> **Instructions to follow**: Set down each line of the data below exactly as it stands, dropping the pictures.

[START OF Source excerpt]

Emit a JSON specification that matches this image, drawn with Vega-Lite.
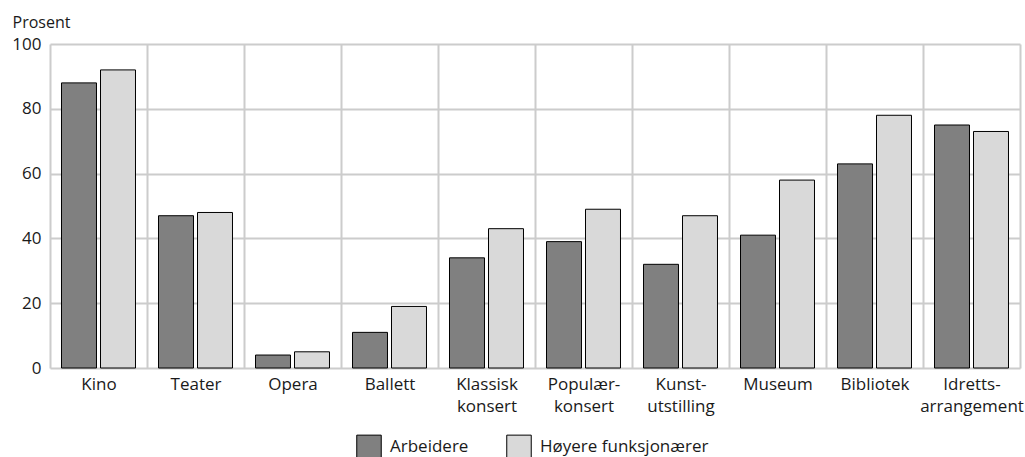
{
  "$schema": "https://vega.github.io/schema/vega-lite/v6.json",
  "width": 970,
  "height": 324,
  "autosize": {"type": "none"},
  "padding": {"left": 50, "top": 44, "right": 5, "bottom": 89},
  "background": "white",
  "config": {
    "view": {"stroke": null},
    "font": "Open Sans"
  },
  "data": {
    "values": [
      {"aktivitet": "Kino", "gruppe": "Arbeidere", "prosent": 88},
      {"aktivitet": "Kino", "gruppe": "Høyere funksjonærer", "prosent": 92},
      {"aktivitet": "Teater", "gruppe": "Arbeidere", "prosent": 47},
      {"aktivitet": "Teater", "gruppe": "Høyere funksjonærer", "prosent": 48},
      {"aktivitet": "Opera", "gruppe": "Arbeidere", "prosent": 4},
      {"aktivitet": "Opera", "gruppe": "Høyere funksjonærer", "prosent": 5},
      {"aktivitet": "Ballett", "gruppe": "Arbeidere", "prosent": 11},
      {"aktivitet": "Ballett", "gruppe": "Høyere funksjonærer", "prosent": 19},
      {"aktivitet": "Klassisk konsert", "gruppe": "Arbeidere", "prosent": 34},
      {"aktivitet": "Klassisk konsert", "gruppe": "Høyere funksjonærer", "prosent": 43},
      {"aktivitet": "Populærkonsert", "gruppe": "Arbeidere", "prosent": 39},
      {"aktivitet": "Populærkonsert", "gruppe": "Høyere funksjonærer", "prosent": 49},
      {"aktivitet": "Kunstutstilling", "gruppe": "Arbeidere", "prosent": 32},
      {"aktivitet": "Kunstutstilling", "gruppe": "Høyere funksjonærer", "prosent": 47},
      {"aktivitet": "Museum", "gruppe": "Arbeidere", "prosent": 41},
      {"aktivitet": "Museum", "gruppe": "Høyere funksjonærer", "prosent": 58},
      {"aktivitet": "Bibliotek", "gruppe": "Arbeidere", "prosent": 63},
      {"aktivitet": "Bibliotek", "gruppe": "Høyere funksjonærer", "prosent": 78},
      {"aktivitet": "Idrettsarrangement", "gruppe": "Arbeidere", "prosent": 75},
      {"aktivitet": "Idrettsarrangement", "gruppe": "Høyere funksjonærer", "prosent": 73}
    ]
  },
  "mark": {"type": "bar", "stroke": "#000000", "strokeWidth": 1},
  "encoding": {
    "x": {
      "field": "aktivitet",
      "type": "nominal",
      "sort": ["Kino", "Teater", "Opera", "Ballett", "Klassisk konsert", "Populærkonsert", "Kunstutstilling", "Museum", "Bibliotek", "Idrettsarrangement"],
      "scale": {"paddingInner": 0, "paddingOuter": 0},
      "axis": {
        "title": null,
        "labelAngle": 0,
        "labelFontSize": 17,
        "labelColor": "#1a1a1a",
        "labelPadding": 8,
        "labelLineHeight": 22,
        "labelBaseline": "top",
        "labelExpr": "datum.value == 'Klassisk konsert' ? ['Klassisk', 'konsert'] : datum.value == 'Populærkonsert' ? ['Populær-', 'konsert'] : datum.value == 'Kunstutstilling' ? ['Kunst-', 'utstilling'] : datum.value == 'Idrettsarrangement' ? ['Idretts-', 'arrangement'] : datum.value",
        "labelOverlap": false,
        "ticks": false,
        "domain": false,
        "grid": true,
        "tickBand": "extent",
        "gridColor": "#cccccc",
        "gridWidth": 2,
        "gridOpacity": 1
      }
    },
    "xOffset": {
      "field": "gruppe",
      "type": "nominal",
      "sort": ["Arbeidere", "Høyere funksjonærer"],
      "scale": {"paddingInner": 0.1026, "paddingOuter": 0.295}
    },
    "y": {
      "field": "prosent",
      "type": "quantitative",
      "scale": {"domain": [0, 100], "nice": false},
      "axis": {
        "title": "Prosent",
        "titleAngle": 0,
        "titleAlign": "left",
        "titleBaseline": "alphabetic",
        "titleX": -38,
        "titleY": -17,
        "titleFontSize": 16,
        "titleFontWeight": "normal",
        "titleColor": "#1a1a1a",
        "values": [0, 20, 40, 60, 80, 100],
        "labelFontSize": 17,
        "labelColor": "#1a1a1a",
        "labelPadding": 9,
        "ticks": false,
        "domain": false,
        "grid": true,
        "gridColor": "#cccccc",
        "gridWidth": 2,
        "gridOpacity": 1
      }
    },
    "fill": {
      "field": "gruppe",
      "type": "nominal",
      "sort": ["Arbeidere", "Høyere funksjonærer"],
      "scale": {"domain": ["Arbeidere", "Høyere funksjonærer"], "range": ["#808080", "#d9d9d9"]},
      "legend": {
        "title": null,
        "orient": "none",
        "direction": "horizontal",
        "legendX": 306,
        "legendY": 390,
        "symbolType": "square",
        "symbolSize": 600,
        "symbolStrokeColor": "#000000",
        "symbolStrokeWidth": 1,
        "symbolOpacity": 1,
        "labelFontSize": 17,
        "labelColor": "#1a1a1a",
        "labelOffset": 8,
        "labelLimit": 400,
        "columnPadding": 35
      }
    }
  }
}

[END OF Source excerpt]

> **Right answer**:
Emit a JSON specification that matches this image, drawn with Vega-Lite.
{
  "$schema": "https://vega.github.io/schema/vega-lite/v6.json",
  "width": 970,
  "height": 324,
  "autosize": {"type": "none"},
  "padding": {"left": 50, "top": 44, "right": 5, "bottom": 89},
  "background": "white",
  "config": {
    "view": {"stroke": null},
    "font": "Open Sans"
  },
  "data": {
    "values": [
      {"aktivitet": "Kino", "gruppe": "Arbeidere", "prosent": 88},
      {"aktivitet": "Kino", "gruppe": "Høyere funksjonærer", "prosent": 92},
      {"aktivitet": "Teater", "gruppe": "Arbeidere", "prosent": 47},
      {"aktivitet": "Teater", "gruppe": "Høyere funksjonærer", "prosent": 48},
      {"aktivitet": "Opera", "gruppe": "Arbeidere", "prosent": 4},
      {"aktivitet": "Opera", "gruppe": "Høyere funksjonærer", "prosent": 5},
      {"aktivitet": "Ballett", "gruppe": "Arbeidere", "prosent": 11},
      {"aktivitet": "Ballett", "gruppe": "Høyere funksjonærer", "prosent": 19},
      {"aktivitet": "Klassisk konsert", "gruppe": "Arbeidere", "prosent": 34},
      {"aktivitet": "Klassisk konsert", "gruppe": "Høyere funksjonærer", "prosent": 43},
      {"aktivitet": "Populærkonsert", "gruppe": "Arbeidere", "prosent": 39},
      {"aktivitet": "Populærkonsert", "gruppe": "Høyere funksjonærer", "prosent": 49},
      {"aktivitet": "Kunstutstilling", "gruppe": "Arbeidere", "prosent": 32},
      {"aktivitet": "Kunstutstilling", "gruppe": "Høyere funksjonærer", "prosent": 47},
      {"aktivitet": "Museum", "gruppe": "Arbeidere", "prosent": 41},
      {"aktivitet": "Museum", "gruppe": "Høyere funksjonærer", "prosent": 58},
      {"aktivitet": "Bibliotek", "gruppe": "Arbeidere", "prosent": 63},
      {"aktivitet": "Bibliotek", "gruppe": "Høyere funksjonærer", "prosent": 78},
      {"aktivitet": "Idrettsarrangement", "gruppe": "Arbeidere", "prosent": 75},
      {"aktivitet": "Idrettsarrangement", "gruppe": "Høyere funksjonærer", "prosent": 73}
    ]
  },
  "mark": {"type": "bar", "stroke": "#000000", "strokeWidth": 1},
  "encoding": {
    "x": {
      "field": "aktivitet",
      "type": "nominal",
      "sort": ["Kino", "Teater", "Opera", "Ballett", "Klassisk konsert", "Populærkonsert", "Kunstutstilling", "Museum", "Bibliotek", "Idrettsarrangement"],
      "scale": {"paddingInner": 0, "paddingOuter": 0},
      "axis": {
        "title": null,
        "labelAngle": 0,
        "labelFontSize": 17,
        "labelColor": "#1a1a1a",
        "labelPadding": 8,
        "labelLineHeight": 22,
        "labelBaseline": "top",
        "labelExpr": "datum.value == 'Klassisk konsert' ? ['Klassisk', 'konsert'] : datum.value == 'Populærkonsert' ? ['Populær-', 'konsert'] : datum.value == 'Kunstutstilling' ? ['Kunst-', 'utstilling'] : datum.value == 'Idrettsarrangement' ? ['Idretts-', 'arrangement'] : datum.value",
        "labelOverlap": false,
        "ticks": false,
        "domain": false,
        "grid": true,
        "tickBand": "extent",
        "gridColor": "#cccccc",
        "gridWidth": 2,
        "gridOpacity": 1
      }
    },
    "xOffset": {
      "field": "gruppe",
      "type": "nominal",
      "sort": ["Arbeidere", "Høyere funksjonærer"],
      "scale": {"paddingInner": 0.1026, "paddingOuter": 0.295}
    },
    "y": {
      "field": "prosent",
      "type": "quantitative",
      "scale": {"domain": [0, 100], "nice": false},
      "axis": {
        "title": "Prosent",
        "titleAngle": 0,
        "titleAlign": "left",
        "titleBaseline": "alphabetic",
        "titleX": -38,
        "titleY": -17,
        "titleFontSize": 16,
        "titleFontWeight": "normal",
        "titleColor": "#1a1a1a",
        "values": [0, 20, 40, 60, 80, 100],
        "labelFontSize": 17,
        "labelColor": "#1a1a1a",
        "labelPadding": 9,
        "ticks": false,
        "domain": false,
        "grid": true,
        "gridColor": "#cccccc",
        "gridWidth": 2,
        "gridOpacity": 1
      }
    },
    "fill": {
      "field": "gruppe",
      "type": "nominal",
      "sort": ["Arbeidere", "Høyere funksjonærer"],
      "scale": {"domain": ["Arbeidere", "Høyere funksjonærer"], "range": ["#808080", "#d9d9d9"]},
      "legend": {
        "title": null,
        "orient": "none",
        "direction": "horizontal",
        "legendX": 306,
        "legendY": 390,
        "symbolType": "square",
        "symbolSize": 600,
        "symbolStrokeColor": "#000000",
        "symbolStrokeWidth": 1,
        "symbolOpacity": 1,
        "labelFontSize": 17,
        "labelColor": "#1a1a1a",
        "labelOffset": 8,
        "labelLimit": 400,
        "columnPadding": 35
      }
    }
  }
}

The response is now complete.